A son niveau, Bourguiba a libéré la femme, imposé à juste titre la planification des naissances, construit partout des écoles, nationalisé les terres des colons, aidé sincèrement des Algériens pas toujours reconnaissants, cru en l'union des arabes et du Maghreb, introduit la raison dans l'action politique des Arabes, harangué souvent délicieusement le peuple et l'élite (en dialectal s'il vous plaît) et occupé incontestablement les premiers rangs dans la lutte pour l'indépendance du pays, mais c'est aussi lui qui a créé la Haute Cour, s'est acharné contre la famille beylicale de la manière que l'on sait, démoli l'institution de la Zeïtouna, conduit au désastre de Bizerte, créé le poste de régente de Carthage, failli nous jeter sur un coup de tête dans une union terrifiante avec Kadhafi et instauré une autocratie qui a fait le lit de Ben Ali. Rien que le titre qu'il s'est «auto-accordé» de combattant suprême donne froid dans le dos, la locution « » ne pouvant renvoyer inconsciemment qu'à celle de « », ce qui donne tout de même une idée sur sa modestie et son réalisme...
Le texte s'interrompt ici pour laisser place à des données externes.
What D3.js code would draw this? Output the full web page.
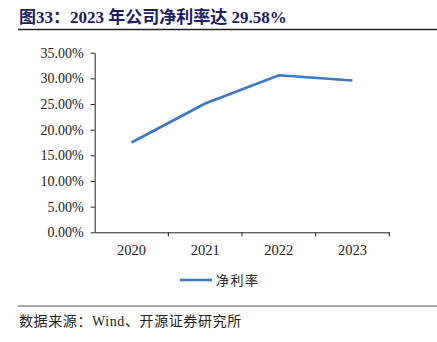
<!DOCTYPE html>
<html><head><meta charset="utf-8">
<script src="https://cdn.jsdelivr.net/npm/d3@7"></script>
<style>
html,body{margin:0;padding:0;background:#fff;}
svg{display:block;}
</style></head>
<body>
<svg id="chart" width="437" height="342"></svg>
<script>
const title = "图33：2023 年公司净利率达 29.58%";
const categories = ["2020", "2021", "2022", "2023"];
const seriesName = "净利率";
const values = [17.5, 25.1, 30.6, 29.58];
const yTicks = [0, 5, 10, 15, 20, 25, 30, 35];
const source = "数据来源：Wind、开源证券研究所";

(function () {
const svg = d3.select("#chart");
const serif = "'Liberation Serif','Times New Roman','Noto Sans CJK SC',serif";

// title
svg.append("text").attr("x", 19).attr("y", 23)
  .attr("font-family", serif).attr("font-weight", "bold").attr("font-size", 17)
  .attr("fill", "#1c1c6b").text(title);
svg.append("line").attr("x1", 18).attr("x2", 437).attr("y1", 29.5).attr("y2", 29.5)
  .attr("stroke", "#222").attr("stroke-width", 1.3);

const mLeft = 94.7, mRight = 389.3, mTop = 52.7, mBottom = 232.3;
const x = d3.scaleBand().domain(categories).range([mLeft, mRight]);
const y = d3.scaleLinear().domain([0, 35]).range([mBottom, mTop]);

const yAxis = svg.append("g").attr("transform", `translate(${mLeft},0)`)
  .call(d3.axisLeft(y).tickValues(yTicks).tickFormat(d => d.toFixed(2) + "%").tickSize(4).tickSizeOuter(0));
yAxis.selectAll("text").attr("font-family", serif).attr("font-size", 14).attr("fill", "#222").attr("dx", "-4");

const xAxis = svg.append("g").attr("transform", `translate(0,${mBottom})`)
  .call(d3.axisBottom(x).tickSize(0).tickSizeOuter(0));
xAxis.selectAll("text").attr("font-family", serif).attr("font-size", 14.5).attr("fill", "#222").attr("dy", "1.35em");
const bounds = categories.slice(1).map(c => x(c)).concat([mRight]);
xAxis.selectAll(".btick").data(bounds).enter().append("line")
  .attr("x1", d => d).attr("x2", d => d).attr("y1", 0).attr("y2", 4).attr("stroke", "#222");
svg.selectAll(".domain, .tick line").attr("stroke", "#222");

const line = d3.line().x((d, i) => x(categories[i]) + x.bandwidth() / 2).y(d => y(d));
svg.append("path").datum(values).attr("d", line)
  .attr("fill", "none").attr("stroke", "#3a78c9").attr("stroke-width", 2.6);

// legend
svg.append("line").attr("x1", 180).attr("x2", 212).attr("y1", 280).attr("y2", 280)
  .attr("stroke", "#3a78c9").attr("stroke-width", 2.6);
svg.append("text").attr("x", 216).attr("y", 285)
  .attr("font-family", "'Noto Sans CJK SC',sans-serif").attr("font-size", 13).attr("fill", "#222")
  .attr("letter-spacing", 1.5).text(seriesName);

svg.append("line").attr("x1", 18).attr("x2", 437).attr("y1", 306).attr("y2", 306)
  .attr("stroke", "#888").attr("stroke-width", 1.6);
svg.append("text").attr("x", 19).attr("y", 326)
  .attr("font-family", serif).attr("font-size", 14).attr("fill", "#222")
  .attr("letter-spacing", 0.6).text(source);
})();
</script>
</body></html>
Voilà pourquoi, les réactions face à Bourguiba sont ou blanches ou noires alors que chaque facette mérite d'être étudiée séparément et objectivement.
Bourguiba a finalement été pour les Tunisiens ce que Napoléon a été pour les Français.
Nous pouvons admirer son génie et abhorrer son despotisme, mais pour être juste à son égard, il faudra toujours séparer les deux.